Required work: In how many lines of the data does the word "that" appear? Give the number by itself.
■ ■ ■
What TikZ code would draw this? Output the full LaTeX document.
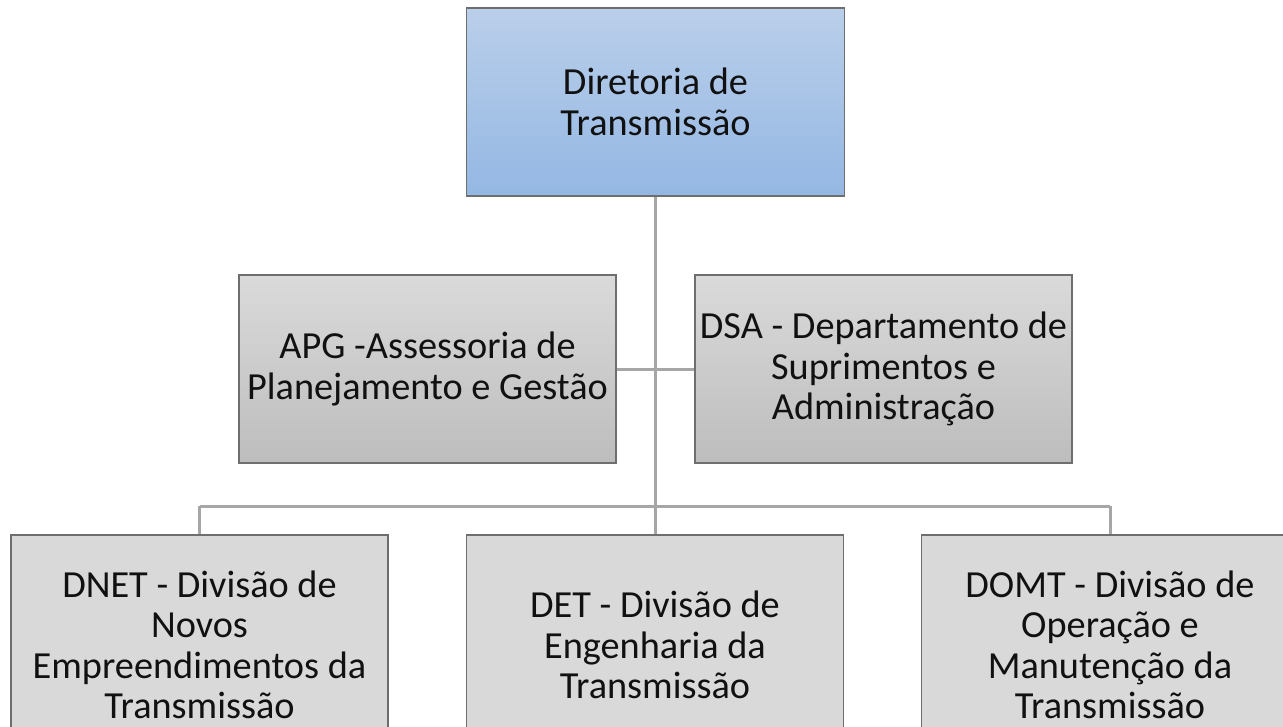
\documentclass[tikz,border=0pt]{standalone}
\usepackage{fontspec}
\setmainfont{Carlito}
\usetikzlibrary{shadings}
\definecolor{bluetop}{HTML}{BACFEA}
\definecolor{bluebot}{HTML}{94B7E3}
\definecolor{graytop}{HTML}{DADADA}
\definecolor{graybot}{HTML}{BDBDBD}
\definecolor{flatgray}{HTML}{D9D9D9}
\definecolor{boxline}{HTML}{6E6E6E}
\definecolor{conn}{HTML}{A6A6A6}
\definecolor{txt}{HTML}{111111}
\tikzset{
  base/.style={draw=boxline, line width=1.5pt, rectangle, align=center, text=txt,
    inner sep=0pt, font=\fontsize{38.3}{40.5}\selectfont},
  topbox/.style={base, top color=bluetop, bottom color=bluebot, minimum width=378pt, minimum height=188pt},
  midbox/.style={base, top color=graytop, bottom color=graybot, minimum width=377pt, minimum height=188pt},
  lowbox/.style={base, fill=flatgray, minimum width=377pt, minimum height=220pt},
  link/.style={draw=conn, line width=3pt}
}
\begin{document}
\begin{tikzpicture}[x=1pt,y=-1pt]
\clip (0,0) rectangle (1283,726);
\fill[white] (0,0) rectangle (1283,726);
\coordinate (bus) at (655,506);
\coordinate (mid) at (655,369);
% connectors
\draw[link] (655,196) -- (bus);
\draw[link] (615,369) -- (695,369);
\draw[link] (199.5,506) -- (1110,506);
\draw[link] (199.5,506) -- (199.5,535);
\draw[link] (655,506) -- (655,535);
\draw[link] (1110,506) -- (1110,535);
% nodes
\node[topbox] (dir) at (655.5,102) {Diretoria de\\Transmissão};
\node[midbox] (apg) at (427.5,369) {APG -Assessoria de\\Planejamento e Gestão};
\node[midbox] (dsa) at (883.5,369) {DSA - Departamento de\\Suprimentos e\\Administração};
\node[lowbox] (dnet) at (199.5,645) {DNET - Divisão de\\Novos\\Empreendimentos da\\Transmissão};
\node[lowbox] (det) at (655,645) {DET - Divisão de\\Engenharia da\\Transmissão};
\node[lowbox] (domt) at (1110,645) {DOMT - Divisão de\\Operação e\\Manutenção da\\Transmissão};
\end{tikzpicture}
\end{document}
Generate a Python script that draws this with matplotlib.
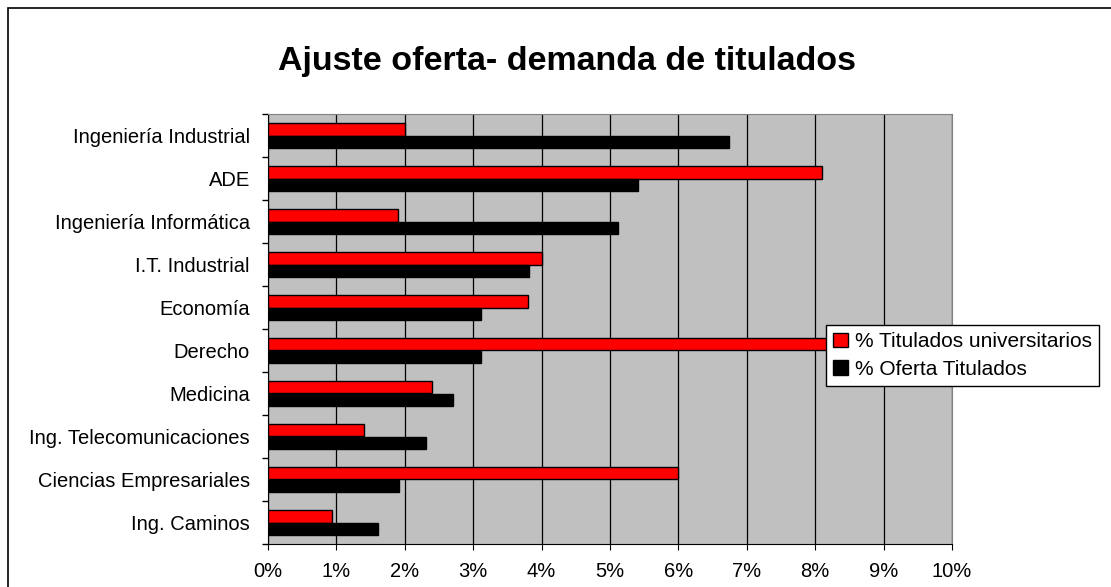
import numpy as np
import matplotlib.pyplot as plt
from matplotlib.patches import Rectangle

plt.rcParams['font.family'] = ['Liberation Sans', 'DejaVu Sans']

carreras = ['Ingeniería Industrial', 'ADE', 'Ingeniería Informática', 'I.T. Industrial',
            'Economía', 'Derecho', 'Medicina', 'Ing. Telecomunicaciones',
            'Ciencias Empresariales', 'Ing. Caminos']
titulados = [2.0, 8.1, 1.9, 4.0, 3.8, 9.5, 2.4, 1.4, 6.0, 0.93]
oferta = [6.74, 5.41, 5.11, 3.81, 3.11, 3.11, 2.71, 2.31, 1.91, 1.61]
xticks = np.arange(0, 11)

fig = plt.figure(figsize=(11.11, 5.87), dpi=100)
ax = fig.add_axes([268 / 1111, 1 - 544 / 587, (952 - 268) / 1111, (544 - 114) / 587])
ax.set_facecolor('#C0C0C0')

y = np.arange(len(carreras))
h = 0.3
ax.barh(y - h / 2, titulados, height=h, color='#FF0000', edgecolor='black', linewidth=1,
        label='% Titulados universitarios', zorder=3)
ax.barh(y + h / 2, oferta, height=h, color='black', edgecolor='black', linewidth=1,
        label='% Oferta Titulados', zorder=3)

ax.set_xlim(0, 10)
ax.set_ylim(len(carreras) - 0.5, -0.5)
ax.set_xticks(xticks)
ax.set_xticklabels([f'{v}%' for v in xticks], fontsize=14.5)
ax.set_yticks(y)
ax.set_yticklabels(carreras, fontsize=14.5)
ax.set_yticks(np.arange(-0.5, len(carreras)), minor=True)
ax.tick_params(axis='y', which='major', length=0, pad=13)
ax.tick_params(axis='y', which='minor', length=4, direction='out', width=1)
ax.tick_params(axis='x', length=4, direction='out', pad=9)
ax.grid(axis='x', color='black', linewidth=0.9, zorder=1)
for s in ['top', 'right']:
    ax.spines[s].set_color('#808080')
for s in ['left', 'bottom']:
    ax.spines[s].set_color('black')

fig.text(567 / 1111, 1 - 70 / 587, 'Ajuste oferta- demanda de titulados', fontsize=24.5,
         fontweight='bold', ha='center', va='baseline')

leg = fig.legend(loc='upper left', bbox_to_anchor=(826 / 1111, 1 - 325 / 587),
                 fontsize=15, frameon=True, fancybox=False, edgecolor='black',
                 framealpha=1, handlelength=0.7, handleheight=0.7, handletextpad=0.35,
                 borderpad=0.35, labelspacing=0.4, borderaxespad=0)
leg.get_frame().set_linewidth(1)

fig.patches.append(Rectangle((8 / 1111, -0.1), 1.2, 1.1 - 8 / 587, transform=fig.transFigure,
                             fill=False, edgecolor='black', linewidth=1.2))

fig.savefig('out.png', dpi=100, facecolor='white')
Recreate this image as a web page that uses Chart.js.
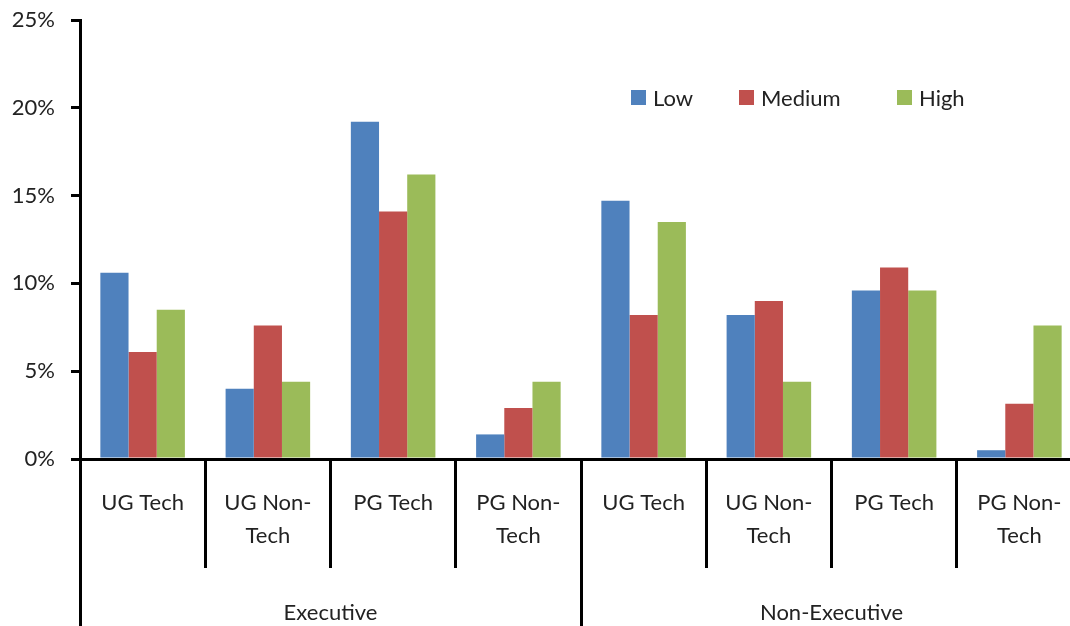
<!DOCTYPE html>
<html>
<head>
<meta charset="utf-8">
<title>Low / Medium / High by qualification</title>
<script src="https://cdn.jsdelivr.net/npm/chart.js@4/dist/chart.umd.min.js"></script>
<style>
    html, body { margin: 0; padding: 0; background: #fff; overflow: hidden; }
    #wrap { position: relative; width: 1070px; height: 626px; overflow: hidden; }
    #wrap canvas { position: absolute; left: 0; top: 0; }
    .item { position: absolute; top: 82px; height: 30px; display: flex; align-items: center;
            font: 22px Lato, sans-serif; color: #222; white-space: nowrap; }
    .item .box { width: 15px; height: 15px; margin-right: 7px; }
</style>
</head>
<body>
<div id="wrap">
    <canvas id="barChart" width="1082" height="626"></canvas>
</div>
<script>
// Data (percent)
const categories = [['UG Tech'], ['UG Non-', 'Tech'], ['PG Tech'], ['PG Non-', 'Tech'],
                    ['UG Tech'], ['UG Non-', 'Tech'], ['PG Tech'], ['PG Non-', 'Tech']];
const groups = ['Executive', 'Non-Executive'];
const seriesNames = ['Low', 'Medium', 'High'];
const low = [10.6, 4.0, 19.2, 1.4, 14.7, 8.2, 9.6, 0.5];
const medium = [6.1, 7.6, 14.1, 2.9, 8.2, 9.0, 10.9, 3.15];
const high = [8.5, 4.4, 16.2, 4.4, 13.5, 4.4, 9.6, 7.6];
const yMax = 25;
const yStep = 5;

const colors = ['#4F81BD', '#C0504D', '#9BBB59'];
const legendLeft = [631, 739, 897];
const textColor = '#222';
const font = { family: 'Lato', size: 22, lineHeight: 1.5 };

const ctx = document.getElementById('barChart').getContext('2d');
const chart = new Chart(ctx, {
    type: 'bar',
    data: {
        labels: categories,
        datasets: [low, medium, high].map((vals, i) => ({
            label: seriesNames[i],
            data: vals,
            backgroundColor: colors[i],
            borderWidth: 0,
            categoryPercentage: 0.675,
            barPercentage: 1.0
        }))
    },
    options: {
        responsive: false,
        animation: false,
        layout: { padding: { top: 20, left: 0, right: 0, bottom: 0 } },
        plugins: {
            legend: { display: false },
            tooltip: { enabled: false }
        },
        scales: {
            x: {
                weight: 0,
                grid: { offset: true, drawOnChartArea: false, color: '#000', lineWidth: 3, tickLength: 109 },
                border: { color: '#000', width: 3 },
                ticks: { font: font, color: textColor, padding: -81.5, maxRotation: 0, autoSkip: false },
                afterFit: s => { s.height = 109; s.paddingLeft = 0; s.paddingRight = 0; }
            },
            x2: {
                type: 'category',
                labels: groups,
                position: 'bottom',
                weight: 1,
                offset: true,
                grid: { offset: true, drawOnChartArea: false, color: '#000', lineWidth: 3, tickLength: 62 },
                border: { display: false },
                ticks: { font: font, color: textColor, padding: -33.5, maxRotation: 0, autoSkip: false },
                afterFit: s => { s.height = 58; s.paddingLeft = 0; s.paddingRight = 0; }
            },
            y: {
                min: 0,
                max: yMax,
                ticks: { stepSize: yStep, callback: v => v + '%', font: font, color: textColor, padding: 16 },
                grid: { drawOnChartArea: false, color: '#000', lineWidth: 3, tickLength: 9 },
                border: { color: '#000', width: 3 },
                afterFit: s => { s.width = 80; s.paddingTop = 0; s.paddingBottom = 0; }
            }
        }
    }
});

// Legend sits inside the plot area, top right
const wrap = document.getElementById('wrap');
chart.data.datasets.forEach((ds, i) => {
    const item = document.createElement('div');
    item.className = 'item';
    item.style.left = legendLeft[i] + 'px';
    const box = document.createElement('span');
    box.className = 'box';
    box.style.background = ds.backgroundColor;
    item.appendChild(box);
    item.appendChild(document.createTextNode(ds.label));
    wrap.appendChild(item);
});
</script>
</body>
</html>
■ ■ ■
Task output: 2